Welcome to Beautiful Gringo!
I started Beautiful Gringo to document all the wonderful experiences I have had in Mexico over the past few decades, which are usually quite a contrast to how Mexico is depicted by politicians and the media in the US. It is true that Mexico has many of the same problems experienced by other modern nations in terms of economics, politics, population growth, limited resources, human trafficking, illicit drugs and violence. There are thousands of sites seemingly dedicated to documenting these problems, but the purpose of this site is to present an honest and realistic counterpoint to show what Mexico is really like, because it’s really wonderful!
Mexico is an amazing place, whether you appreciate its food, beaches, arts, culture(s), language(s), rich history, or ancient architectural treasures. It’s literally a place like no other! I have traveled from Baja California to Oaxaca, Quintana Roo to Jalisco, through Yucatan, San Luis Potosí, Guanajuato, Querétaro, the state of México, Mexico City, and many places in between. I’ve passed through its cities, mountains, beaches, deserts, and farmlands. Over the course of many visits, I have made friends from all over Mexico, who always welcome me with warmth and kindness.
Yet, inevitably, year after year, we hear about US citizens robbed or attacked in Mexico. Politicians and the media deplore the mistreatment of dollar-bearing tourists, but conveniently ignore the reality that bad behavior often precedes bad experiences. I have witnessed ugly behavior by US tourists in Mexico: drunk spring breakers puking on sidewalks, fist fights, non-Spanish speakers loudly speaking English to Mexican restaurant or hotel workers, perhaps adding “o” after English words as if that somehow makes them Spanish, barely-concealed racism, and other kinds of abusive and demeaning behavior. These kinds of behavior are often painfully tolerated because of the cash US tourists bring with them to Mexico, but it is not appreciated, and eventually there is a backlash. This shouldn’t even come as a surprise.
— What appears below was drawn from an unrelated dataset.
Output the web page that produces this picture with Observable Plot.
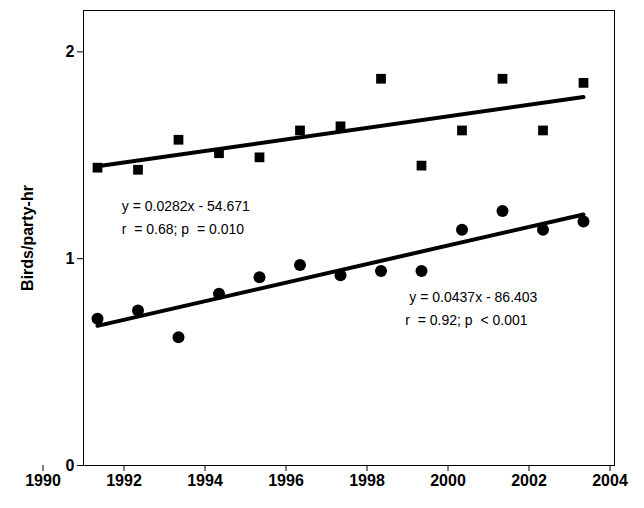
<!DOCTYPE html>
<html><head>
<script src="https://cdn.jsdelivr.net/npm/d3@7"></script>
<script src="https://cdn.jsdelivr.net/npm/@observablehq/plot@0.6"></script>
<style>body{margin:0;background:#fff;font-family:"Liberation Sans",Arial,sans-serif}</style>
</head><body><div id="chart"></div>
<script>
const years = [1991,1992,1993,1994,1995,1996,1997,1998,1999,2000,2001,2002,2003]
const squares = [1.44,1.43,1.575,1.51,1.49,1.62,1.64,1.87,1.45,1.62,1.87,1.62,1.85]
const circles = [0.71,0.75,0.62,0.83,0.91,0.97,0.92,0.94,0.94,1.14,1.23,1.14,1.18]
const tickYears = d3.range(1990, 2005, 2)
const notes = [
  {x: 1991.6, y: 1.25, t: "y = 0.0282x - 54.671"},
  {x: 1991.6, y: 1.14, t: "r  = 0.68; p  = 0.010"},
  {x: 1998.7, y: 0.81, t: "y = 0.0437x - 86.403"},
  {x: 1998.6, y: 0.70, t: "r  = 0.92; p  < 0.001"}
]
const sq = years.map((x,i) => ({x, y: squares[i]}))
const ci = years.map((x,i) => ({x, y: circles[i]}))

const chart = Plot.plot({
  width: 644, height: 508,
  marginLeft: 83, marginRight: 30, marginTop: 10, marginBottom: 43,
  style: {fontFamily: "Liberation Sans, Arial, sans-serif", fontSize: "16px", fontWeight: "bold", overflow: "visible"},
  x: {domain: [1990, 2004], range: [56.5, 623.5], label: null},
  y: {domain: [0, 2.2], ticks: [0, 1, 2], tickFormat: "d", tickSize: 6, label: "Birds/party-hr", labelAnchor: "center", labelArrow: "none", labelOffset: 62},
  marks: [
    Plot.frame({stroke: "#000"}),
    Plot.axisX(tickYears, {tickFormat: "d", tickSize: 6, dx: -14, label: null}),
    Plot.linearRegressionY(sq, {x: "x", y: "y", ci: 0, stroke: "#000", strokeWidth: 4}),
    Plot.linearRegressionY(ci, {x: "x", y: "y", ci: 0, stroke: "#000", strokeWidth: 4}),
    Plot.dot(sq, {x: "x", y: "y", symbol: "square", fill: "#000", r: 5.5}),
    Plot.dot(ci, {x: "x", y: "y", symbol: "circle", fill: "#000", r: 6}),
    Plot.text(notes, {x: "x", y: "y", text: "t", textAnchor: "start", fontSize: 14, fontWeight: "normal", fill: "#000"})
  ]
})
d3.select("#chart").append(() => chart)
</script>
</body></html>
So I have taken a different approach. For starters, I don’t spend much time in areas frequented by US tourists since the burden of association with their behaviors places me at risk at least as much as do unwise ignorant outbursts by US politicians. Instead, I seek out real experiences with ordinary people in Mexico. My favorite vacation spot is a mostly-Mexican vacation spot on the coast of Oaxaca where hardly anybody speaks English. It’s not the easiest place to get to, but the food is amazing, the people are friendly, and whenever I return I am welcomed and treated as family. It’s always worth the effort! Instead of saying no to and dismissing beach vendors, I strike up conversations with them and buy their products. Instead of haggling over the price, I just pay what they ask. Maybe I do get ripped off now and then, but the payoff in good will for treating people with dignity and respect is priceless. I treat the staff at hotels and restaurants with respect and kindness, neither being demanding nor failing to tip. I also strike up conversations with other vacationers, ask about their lives, their families, their passions and their interests. Often I get invited to join new friends for day trips to nearby spots I would have otherwise missed. And it might surprise you to find out that you don’t even have to speak great Spanish to have a great time in Mexico, but you should try, and you should do so respectfully. Mexican people are generally very polite and will more than meet you half way if you simply demonstrate some effort.
I enjoyed such rich experiences during my travels that I moved to Mexico in 2018, settling in Querétaro, where I teach English to Mexican professionals and travelers. This is the direct result of appeals by friends who begged me to teach them English. It was obvious to me that these friends would benefit tremendously learning just enough English to communicate better with tourists. Teaching English helped me qualify for a resident visa, so I am here legally working and contributing to the success of Mexico and its people. I have a wonderful life, rich in cultural experiences, enjoy working with my students, and learn something new almost every day.
In naming the site, I remembered a book I read in grade school, The Ugly American, by Eugene Burdick and William Lederer. It is a cautionary tale written during the Cold War about the failures of US diplomacy as a result of oversimplification of the issues faced by Southeast Asian nations through the lens of the struggle between western democracy and Soviet communism. The Ugly American criticized the prevailing US diplomatic points of view toward language, culture, and assimilation (into Western culture) in Southeast Asia. It so impressed President John F. Kennedy that he sent copies of the book to each US Senator, and has had a long-lasting impact on US diplomacy.
So I dedicate this site to countering negative depictions of Mexico by politicians and the media, overcoming negative perceptions and mistrust, bridging cultural differences, and simply being a beautiful gringo instead of an ugly American. I truly believe that if you come to Mexico looking for trouble, you’ll surely find it. But if you come here with a smile and a gracious heart, you will having amazing experiences you’ll remember fondly for the rest of your life. Bienvenidos!